The Mesh Renderer takes the geometry from the Mesh Filter and renders it at the position defined by the object’s Transform component.
Property: | Function: |
---|---|
Cast Shadows (Pro only) | If enabled, this Mesh will create shadows when a shadow-creating Light shines on it |
Receive Shadows (Pro only) | If enabled, this Mesh will display any shadows being cast upon it |
Materials | A list of Materials to render model with |
Use Light Probes (Pro only) | Enable probe-based lighting for this mesh |
Anchor Override (Pro only) | A Transform used to determine the interpolation position when the light probe system is used |
Meshes imported from 3D packages can use multiple Materials. All the materials used by a Mesh Renderer are held in the Materials list. Each submesh will use one material from the materials list. If there are more materials assigned to the Mesh Renderer than there are submeshes in the mesh, the first submesh will be rendered with each of the remaining materials, one on top of the next. At a cost of performance, this will let you set up multi-pass rendering on that submesh. Fully opaque materials, however, will simply overwrite the previous layers, costing performance for no advantage.

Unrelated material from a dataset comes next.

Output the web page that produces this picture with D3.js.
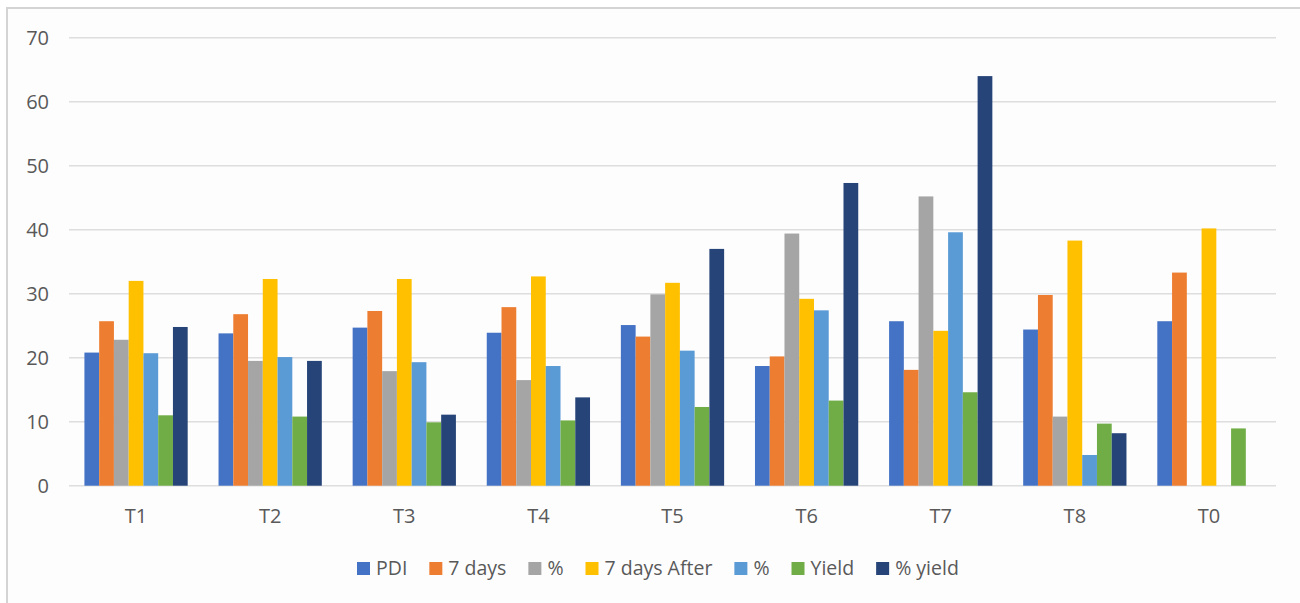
<!DOCTYPE html>
<html>
<head>
<meta charset="utf-8">
<script src="https://cdn.jsdelivr.net/npm/d3@7"></script>
<style>
  html, body { margin: 0; padding: 0; background: #ffffff; }
  svg { display: block; }
  text { font-family: "Open Sans", "Noto Sans", sans-serif; fill: #595959; }
</style>
</head>
<body>
<svg id="chart" width="1300" height="603"></svg>
<script>
// ---- Data ----
const categories = ["T1", "T2", "T3", "T4", "T5", "T6", "T7", "T8", "T0"];
const seriesNames = ["PDI", "7 days", "%", "7 days After", "%", "Yield", "% yield"];
const pdi        = [20.8, 23.8, 24.7, 23.9, 25.1, 18.7, 25.7, 24.4, 25.7];
const days7      = [25.7, 26.8, 27.3, 27.9, 23.3, 20.2, 18.1, 29.8, 33.3];
const pct1       = [22.8, 19.5, 17.9, 16.5, 29.9, 39.4, 45.2, 10.8, null];
const days7After = [32.0, 32.3, 32.3, 32.7, 31.7, 29.2, 24.2, 38.3, 40.2];
const pct2       = [20.7, 20.1, 19.3, 18.7, 21.1, 27.4, 39.6, 4.8, null];
const yieldVals  = [11.0, 10.8, 9.9, 10.2, 12.3, 13.3, 14.6, 9.7, 8.95];
const pctYield   = [24.8, 19.5, 11.1, 13.8, 37.0, 47.3, 64.0, 8.2, null];
const yTicks     = [0, 10, 20, 30, 40, 50, 60, 70];

const seriesValues = [pdi, days7, pct1, days7After, pct2, yieldVals, pctYield];
const colors = ["#4472C4", "#ED7D31", "#A5A5A5", "#FFC000", "#5B9BD5", "#70AD47", "#264478"];

// ---- Layout ----
const svg = d3.select("#chart");
const W = 1300, H = 603;
const plot = { left: 69, right: 1276, top: 37.7, bottom: 485.7 };

// Background + frame
svg.append("rect").attr("x", 0).attr("y", 0).attr("width", W).attr("height", H).attr("fill", "#ffffff");
svg.append("rect").attr("x", 7).attr("y", 8).attr("width", W - 7).attr("height", H - 8).attr("fill", "#fdfdfd");
svg.append("line").attr("x1", 7).attr("x2", 7).attr("y1", 7).attr("y2", H)
  .attr("stroke", "#d4d4d4").attr("stroke-width", 2);
svg.append("line").attr("x1", 6).attr("x2", W).attr("y1", 8).attr("y2", 8)
  .attr("stroke", "#d4d4d4").attr("stroke-width", 2);

const x0 = d3.scaleBand().domain(categories).range([plot.left, plot.right])
  .paddingInner(0.23).paddingOuter(0.115);
const x1 = d3.scaleBand().domain(d3.range(seriesNames.length)).range([0, x0.bandwidth()]).padding(0);
const y = d3.scaleLinear().domain([0, 70]).range([plot.bottom, plot.top]);

// Gridlines
svg.append("g").selectAll("line").data(yTicks).join("line")
  .attr("x1", plot.left).attr("x2", plot.right)
  .attr("y1", d => y(d)).attr("y2", d => y(d))
  .attr("stroke", "#dedede").attr("stroke-width", 1.6);

// Y axis labels
const yAxis = d3.axisLeft(y).tickValues(yTicks).tickSize(0).tickPadding(0);
const yg = svg.append("g").attr("transform", `translate(49,0)`).call(yAxis);
yg.select(".domain").remove();
yg.selectAll("text").attr("font-size", 20).attr("fill", "#595959")
  .style("font-family", '"Open Sans", "Noto Sans", sans-serif').attr("dy", "0.34em");

// Bars
const groups = svg.append("g").selectAll("g").data(categories).join("g")
  .attr("transform", d => `translate(${x0(d)},0)`);
groups.selectAll("rect")
  .data((c, ci) => seriesValues.map((vals, si) => ({ si, v: vals[ci] })).filter(d => d.v != null))
  .join("rect")
  .attr("x", d => x1(d.si))
  .attr("width", x1.bandwidth())
  .attr("y", d => y(d.v))
  .attr("height", d => y(0) - y(d.v))
  .attr("fill", d => colors[d.si]);

// X axis labels
const xAxis = d3.axisBottom(x0).tickSize(0).tickPadding(0);
const xg = svg.append("g").attr("transform", `translate(0,${plot.bottom})`).call(xAxis);
xg.select(".domain").remove();
xg.selectAll("text").attr("font-size", 20).attr("fill", "#595959")
  .style("font-family", '"Open Sans", "Noto Sans", sans-serif')
  .attr("y", 37).attr("dy", 0);

// Legend
const legend = svg.append("g");
let lx = 357;
seriesNames.forEach((name, i) => {
  legend.append("rect").attr("x", lx).attr("y", 562).attr("width", 13).attr("height", 13)
    .attr("fill", colors[i]);
  const t = legend.append("text").attr("x", lx + 19).attr("y", 575)
    .attr("font-size", 19.5).text(name);
  lx += 19 + t.node().getComputedTextLength() + 22;
});
</script>
</body>
</html>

A mesh can receive light from the light probe system if the Use Light Probes option is enabled (see the light probes manual page for further details). A single point is used as the mesh’s notional position for light probe interpolation. By default, this is the centre of the mesh’s bounding box, but you can override this by dragging a Transform to the Anchor Override property. It may be useful to set the anchor in cases where an object contains two adjoining meshes; since each mesh has a separate bounding box, the two will be lit discontinuously at the join by default. However, if you set both meshes to use the same anchor point, they will be consistently lit.